What began as a light-hearted post about my husband worrying I spend too much time on the computer has turned into something I’d rather not have examined. (After all, this from a man with three 24″ monitors; who is he to be slinging cyberspace arrows?)
If I’m honest in responding to him, he might have a point.
What’s that I said? My husband might have a point? Ugh.
My initial reaction is denial. I’m not spending too much time on the computer. Did I not tell the world I’d write five pages a day? Did I not create a blog? Who knew widgets could be so intriguing or statistics so exciting? Is this another distraction keeping me from writing?
It’s come down to analyzing my new writing schedule:
Five a.m… I’m on the computer in a golden zone where thoughts shoot out of my fingertips.

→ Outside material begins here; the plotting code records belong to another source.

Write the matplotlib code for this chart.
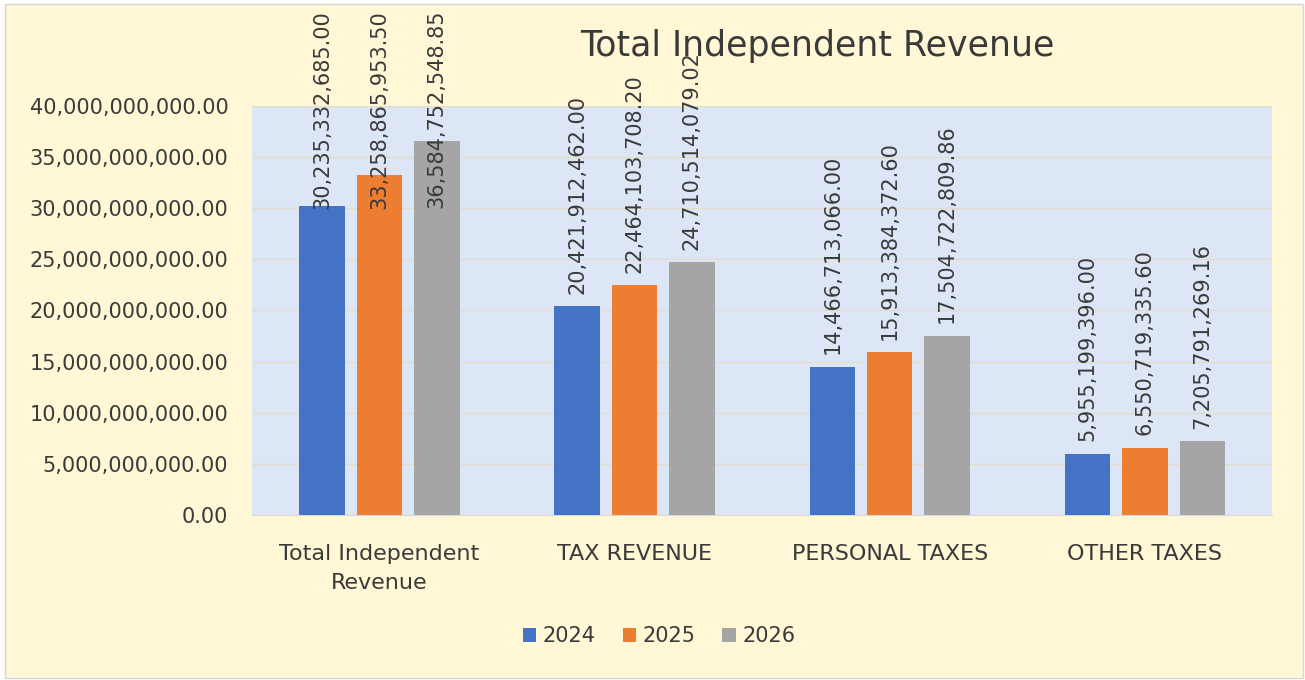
import matplotlib.pyplot as plt
import numpy as np
from matplotlib.patches import Rectangle

# Data
categories = ["Total Independent\nRevenue", "TAX REVENUE", "PERSONAL TAXES", "OTHER TAXES"]
years = ["2024", "2025", "2026"]
values_2024 = [30235332685.00, 20421912462.00, 14466713066.00, 5955199396.00]
values_2025 = [33258865953.50, 22464103708.20, 15913384372.60, 6550719335.60]
values_2026 = [36584752548.85, 24710514079.02, 17504722809.86, 7205791269.16]
series = [values_2024, values_2025, values_2026]
colors = ["#4472C4", "#ED7D31", "#A5A5A5"]
text_color = "#3A3A3A"

fig = plt.figure(figsize=(13.05, 6.8), dpi=100)
fig.patch.set_facecolor("white")
# yellow chart area with thin border
fig.patches.append(Rectangle((5 / 1305, 2 / 680), 1298 / 1305, 674 / 680,
                             transform=fig.transFigure, facecolor="#FFF7D6",
                             edgecolor="#D6D6D6", linewidth=1, zorder=-1))

ax = fig.add_axes([0.193, 0.243, 0.782, 0.601])
ax.set_facecolor("#DDE6F7")

x = np.arange(len(categories))
width = 0.178
offsets = [-0.225, 0, 0.225]
label_pad = 9  # points above bar top

labels = []
for vals, off, col, yr in zip(series, offsets, colors, years):
    bars = ax.bar(x + off, vals, width, color=col, label=yr, zorder=3)
    for b, v in zip(bars, vals):
        t = ax.annotate(f"{v:,.2f}", (b.get_x() + b.get_width() / 2, v),
                        xytext=(0, label_pad), textcoords="offset points",
                        rotation=90, ha="center", va="bottom", fontsize=15,
                        color=text_color, annotation_clip=False, zorder=4)
        labels.append(t)

ax.set_xlim(-0.5, 3.5)
ax.set_ylim(0, 40e9)
ax.set_yticks(np.arange(0, 40e9 + 1, 5e9))
ax.yaxis.set_major_formatter(plt.FuncFormatter(lambda v, p: f"{v:,.2f}"))
ax.set_xticks(x)
ax.set_xticklabels(categories, linespacing=1.55)
ax.tick_params(axis="y", length=0, pad=17, labelsize=15, labelcolor=text_color)
ax.tick_params(axis="x", length=0, pad=21, labelsize=16, labelcolor=text_color)
ax.grid(axis="y", color="#E3DCCB", linewidth=1, zorder=0)
for s in ["top", "right", "left"]:
    ax.spines[s].set_visible(False)
ax.spines["bottom"].set_color("#D9D9D9")

fig.text(0.626, 0.933, "Total Independent Revenue", ha="center", va="center",
         fontsize=25, color=text_color)

fig.legend(loc="center", bbox_to_anchor=(0.505, 0.064), ncol=3, frameon=False,
           fontsize=15, handlelength=0.65, handleheight=0.65, columnspacing=1.3,
           handletextpad=0.3, labelcolor=text_color)

# push labels down so they stay inside the chart area (like Excel does)
fig.canvas.draw()
renderer = fig.canvas.get_renderer()
limit = fig.bbox.height - 10
for t in labels:
    bb = t.get_window_extent(renderer)
    if bb.y1 > limit:
        dy = (bb.y1 - limit) * 72 / fig.dpi
        t.xyann = (0, label_pad - dy)

fig.savefig("out.png", dpi=100, facecolor=fig.get_facecolor())
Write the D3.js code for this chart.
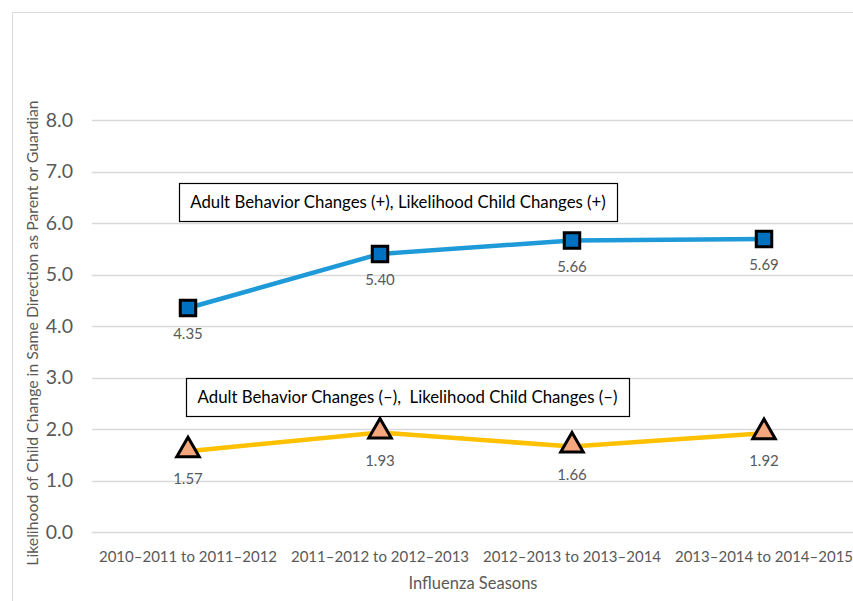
<!DOCTYPE html>
<html>
<head>
<meta charset="utf-8">
<script src="https://cdn.jsdelivr.net/npm/d3@7"></script>
<style>
  body { margin: 0; background: #fff; }
  svg { font-family: Lato, "Open Sans", sans-serif; }
  text { white-space: pre; }
</style>
</head>
<body>
<svg id="chart" width="853" height="601"></svg>
<script>
// data
var seasons = ['2010–2011 to 2011–2012', '2011–2012 to 2012–2013', '2012–2013 to 2013–2014', '2013–2014 to 2014–2015'];
var positiveValues = [4.35, 5.40, 5.66, 5.69];
var negativeValues = [1.57, 1.93, 1.66, 1.92];
var yTicks = [0, 1, 2, 3, 4, 5, 6, 7, 8];
var positiveNote = 'Adult Behavior Changes (+), Likelihood Child Changes (+)';
var negativeNote = 'Adult Behavior Changes (–),  Likelihood Child Changes (–)';

var svg = d3.select('#chart');

// frame of the chart area (only top and left show in the picture)
svg.append('path')
  .attr('d', 'M12.5,601 V12.5 H853')
  .attr('fill', 'none')
  .attr('stroke', '#d9d9d9')
  .attr('stroke-width', 1);

var plotLeft = 92, plotRight = 860, plotTop = 120, plotBottom = 532;

var x = d3.scaleBand().domain(seasons).range([plotLeft, plotRight]);
var y = d3.scaleLinear().domain([0, 8]).range([plotBottom, plotTop]);

// gridlines
svg.append('g')
  .selectAll('line')
  .data(yTicks)
  .join('line')
    .attr('x1', plotLeft)
    .attr('x2', plotRight)
    .attr('y1', function(d){ return Math.round(y(d)) + 0.5; })
    .attr('y2', function(d){ return Math.round(y(d)) + 0.5; })
    .attr('stroke', '#d9d9d9')
    .attr('stroke-width', 1.3);

// y axis
var yAxis = svg.append('g')
  .attr('transform', 'translate(' + plotLeft + ',0)')
  .call(d3.axisLeft(y).tickValues(yTicks).tickFormat(d3.format('.1f')).tickSize(0).tickPadding(19));
yAxis.select('.domain').remove();
yAxis.selectAll('text')
  .attr('fill', '#595959')
  .style('font-size', '19.5px')
  .style('font-family', 'Lato, sans-serif');

// x axis
var xAxis = svg.append('g')
  .attr('transform', 'translate(0,' + plotBottom + ')')
  .call(d3.axisBottom(x).tickSize(0).tickPadding(19));
xAxis.select('.domain').remove();
xAxis.selectAll('text')
  .attr('fill', '#595959')
  .style('font-size', '15px')
  .style('font-family', 'Lato, sans-serif');

// axis titles
svg.append('text')
  .attr('x', 473)
  .attr('y', 589)
  .attr('text-anchor', 'middle')
  .attr('fill', '#595959')
  .style('font-size', '16.5px')
  .text('Influenza Seasons');

svg.append('text')
  .attr('transform', 'translate(38,333) rotate(-90)')
  .attr('text-anchor', 'middle')
  .attr('fill', '#595959')
  .style('font-size', '15.8px')
  .text('Likelihood of Child Change in Same Direction as Parent or Guardian');

var cx = function(i){ return x(seasons[i]) + x.bandwidth() / 2; };

function drawSeries(values, color, shape, fill, labelDy){
  var line = d3.line()
    .x(function(d, i){ return cx(i); })
    .y(function(d){ return y(d); });

  svg.append('path')
    .datum(values)
    .attr('d', line)
    .attr('fill', 'none')
    .attr('stroke', color)
    .attr('stroke-width', 4.5);

  var sym = d3.symbol().type(shape).size(shape === d3.symbolSquare ? 240 : 220);
  svg.append('g')
    .selectAll('path')
    .data(values)
    .join('path')
      .attr('d', sym)
      .attr('transform', function(d, i){
        var dy = shape === d3.symbolTriangle ? -1 : 0;
        return 'translate(' + cx(i) + ',' + (y(d) + dy) + ')';
      })
      .attr('fill', fill)
      .attr('stroke', '#000')
      .attr('stroke-width', 3);

  svg.append('g')
    .selectAll('text')
    .data(values)
    .join('text')
      .attr('x', function(d, i){ return cx(i); })
      .attr('y', function(d){ return y(d) + labelDy; })
      .attr('text-anchor', 'middle')
      .attr('fill', '#595959')
      .style('font-size', '15px')
      .text(function(d){ return d3.format('.2f')(d); });
}

drawSeries(positiveValues, '#1e9ad8', d3.symbolSquare, '#0070c0', 31);
drawSeries(negativeValues, '#ffc000', d3.symbolTriangle, '#f4a67c', 33);

// annotation boxes
function note(text, x0, y0, w, h){
  svg.append('rect')
    .attr('x', x0 + 0.5)
    .attr('y', y0 + 0.5)
    .attr('width', w)
    .attr('height', h)
    .attr('fill', '#fff')
    .attr('stroke', '#000')
    .attr('stroke-width', 1.2);
  svg.append('text')
    .attr('x', x0 + w / 2)
    .attr('y', y0 + h / 2 + 6)
    .attr('text-anchor', 'middle')
    .attr('fill', '#000')
    .style('font-size', '16.8px')
    .text(text);
}

note(positiveNote, 179, 183, 438, 38);
note(negativeNote, 186, 378, 443, 38);
</script>
</body>
</html>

I’m pumped for at least two hours, maybe five. When the good stuff starts to slip away, yes, I stray into electronic connections; e-mail, FB, my blog, other blogs, daily headlines, my favorite crossword puzzle.
What my husband sees: Me, propped up by three pillows, typing in my pajamas on the bed in the spare bedroom.
Eight, nine or ten a.m… I need to move my body so I walk our waiting dog for an hour; rain or shine or blistering heat. When we return, I shower and do a few household things, depending on the clock.
What my husband sees: Nothing; he’s in his office, barricaded against the world, focused on his work.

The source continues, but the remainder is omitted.